Alternatively, the morphological differences in the growth pattern of ILC compared to IDC may indeed result in differential patterns of response to therapy. A concentric decrease in tumor size after NAC is less common in patients with HR+HER2- disease, and patients with ILC may be even more likely to have a scattered residual pattern of disease due to its diffuse growth pattern³⁴. Investigators have recently shown that the histologic pattern of response is associated with outcomes, such that the presence of scattered residual disease portends increased risk of recurrence relative to tumors with concentric shrinkage³⁵. However, this finding was strongest in triple-negative breast cancers, which are rare in ILC. As such, significant chemotherapy response in ILC may be best reflected by reduction in tumor cellularity as opposed to reductions in tumor bed diameter or even nodal positivity. Indeed, our recursive partitioning tree identified tumor cellularity as the most predictive component of RCB for the ILC cases. In this model, we found that among those cases with relatively lower tumor cellularity, the combination of fewer residual positive nodes along with larger tumor size was paradoxically associated with the most favorable prognosis. While this finding could be an anomaly due to small sample size or occasional inaccurate RCB assessment, it is also possible that the combination of a larger tumor without extensive nodal involvement indicates the underlying biology of the tumor, with perhaps a lower potential for metastatic spread despite larger size. While larger tumor size in breast cancer is associated with increased likelihood of nodal involvement, this correlation is weaker at the extremes of tumor size and is impacted by tumor biology, suggesting that larger size alone may not reflect a tumor’s propensity for distant dissemination^36,37. Prior work shows a relationship between tumor cellularity and pathologic tumor size after NAC, with smaller residual tumors having a larger decrease in cellularity³⁸. Whether this association between reduction in cellularity and reduction in tumor size holds true for lobular tumors specifically is unknown, but our findings suggest that lack of reduction in tumor size after NAC may not always be a negative prognostic indicator for those with ILC.

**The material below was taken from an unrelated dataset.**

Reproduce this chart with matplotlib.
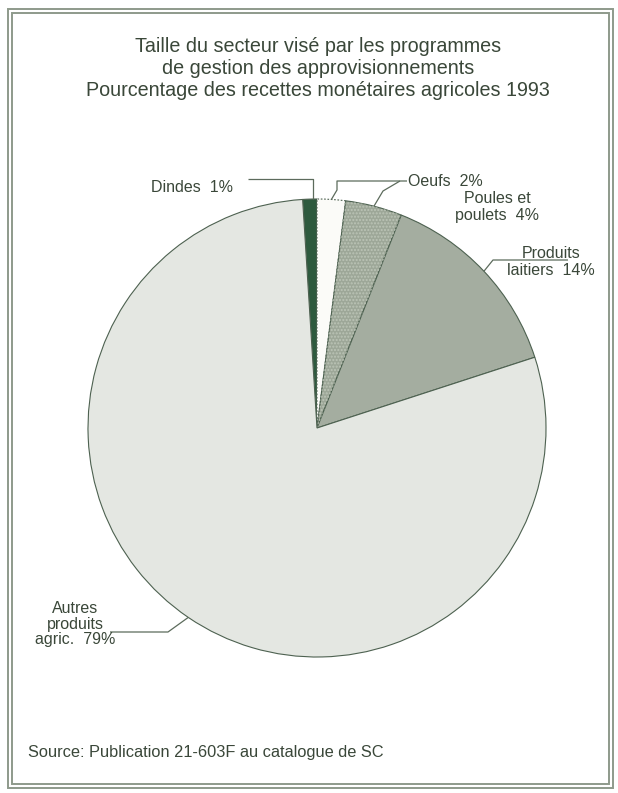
import matplotlib.pyplot as plt
from matplotlib.patches import Rectangle, Wedge
import numpy as np

plt.rcParams['font.family'] = ['Liberation Sans', 'DejaVu Sans']

# share of 1993 farm cash receipts, percent
sectors = ['Dindes', 'Oeufs', 'Poules et poulets', 'Produits laitiers', 'Autres produits agric.']
shares = [1, 2, 4, 14, 79]
labels = ['Dindes  1%', 'Oeufs  2%', 'Poules et\npoulets  4%', 'Produits\nlaitiers  14%',
          'Autres\nproduits\nagric.  79%']
colors = ['#2e5a3e', '#fbfbf8', '#9da798', '#a4ada0', '#e4e7e2']

title = ('Taille du secteur visé par les programmes\n'
         'de gestion des approvisionnements\n'
         'Pourcentage des recettes monétaires agricoles 1993')
source = 'Source: Publication 21-603F au catalogue de SC'

W, H = 618, 793
ink = '#3a4739'
line = '#5c6b5c'

fig = plt.figure(figsize=(W / 100, H / 100), dpi=100)
ax = fig.add_axes([0, 0, 1, 1])


def px(x, y):
    # pixel position measured from the top-left corner
    return x, H - y


cx, cy = px(317, 428)
radius = 229
start = 90 + 360 * shares[0] / sum(shares)
wedges, _ = ax.pie(shares, colors=colors, startangle=start, counterclock=False,
                   center=(cx, cy), radius=radius, frame=True,
                   wedgeprops=dict(edgecolor='#4d6150', linewidth=0.8))
ax.set_xlim(0, W)
ax.set_ylim(0, H)
ax.set_aspect('equal')
ax.axis('off')

# dotted outline on the egg slice, stippling on the poultry slice
wedges[1].set_linestyle((0, (1.5, 1.5)))
w = wedges[2]
ax.add_patch(Wedge(w.center, w.r, w.theta1, w.theta2, facecolor='none',
                   edgecolor='#bcc4b7', hatch='.....', linewidth=0))


def edge_point(wedge):
    mid = np.deg2rad((wedge.theta1 + wedge.theta2) / 2)
    return cx + radius * np.cos(mid), cy + radius * np.sin(mid)


# leader lines: slice edge -> elbows (pixel coords)
leaders = [
    [px(313, 179), px(248, 179)],
    [px(337, 190), px(337, 181), px(407, 181)],
    [px(383, 191), px(400, 181)],
    [px(493, 260), px(568, 260)],
    [px(168, 632), px(110, 632)],
]
for wdg, pts in zip(wedges, leaders):
    ex, ey = edge_point(wdg)
    if wdg is wedges[0]:
        pts = [(pts[0][0], ey)] + pts
        xs, ys = zip(*pts)
    else:
        xs, ys = zip(*([(ex, ey)] + pts))
    ax.plot(xs, ys, color=line, lw=0.9, solid_capstyle='butt')

fs = 11.5
ax.text(*px(192, 187), labels[0], ha='center', va='center', fontsize=fs, color=ink)
ax.text(*px(408, 182), labels[1], ha='left', va='center', fontsize=fs, color=ink)
ax.text(*px(497, 207), labels[2], ha='center', va='center', fontsize=fs, color=ink,
        linespacing=1.1)
ax.text(*px(551, 262), labels[3], ha='center', va='center', fontsize=fs, color=ink,
        linespacing=1.1)
ax.text(*px(75, 624), labels[4], ha='center', va='center', fontsize=fs, color=ink,
        linespacing=1.05)

ax.text(*px(318, 68), title, ha='center', va='center', fontsize=14.2, color=ink,
        linespacing=1.2)
ax.text(*px(28, 752), source, ha='left', va='center', fontsize=11.8, color=ink)

# double frame
for x0, y0, x1, y1 in [(8, 9, 613, 788), (12, 13, 609, 784)]:
    ax.add_patch(Rectangle(px(x0, y1), x1 - x0, y1 - y0, fill=False,
                           edgecolor='#8e9a8b', lw=1.4))

fig.savefig('out.png', dpi=100)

There are several limitations to this analysis, including non-centralized RCB assessment over varying time periods and differences in institutional approaches to the diagnosis of ILC regarding selective or routine E-cadherin staining. Additionally, despite pooling 12 studies, the lower prevalence of ILC, particularly in NAC trials, limits our sample size of ILC cases. Among the HR+HER2- ILC cases, there were only 4 with RCB 0 and 16 with RCB I disease, reducing our statistical power. However, the scant number of ILC cases with RCB 0 disease highlights the importance of developing alternatives to pCR alone as an endpoint for patients with ILC. Finally, HR+HER2- ILC is known for risk of late recurrence, making the median follow-up time of 54 months relatively short.

These findings highlight the need for improved strategies to identify patients with ILC who are predicted to have good response to NAC; while the proportion of patients with RCB 0 or RCB I disease was small, there was a subset of patients with ILC with excellent response to NAC, suggesting a subset with chemotherapy sensitivity. Additionally, we found that the RCB method was associated with EFS in ILC, emphasizing the importance of careful pathologic assessment to provide prognostic information. Our finding of tumor cellularity being the strongest predictor of EFS for ILC cases is intriguing, and validation of the classification system identified by the recursive partitioning model would be of interest. Finally, testing whether a combination of RCB and SET 2,3 would provide even greater prognostic ability for patients with ILC could be particularly useful.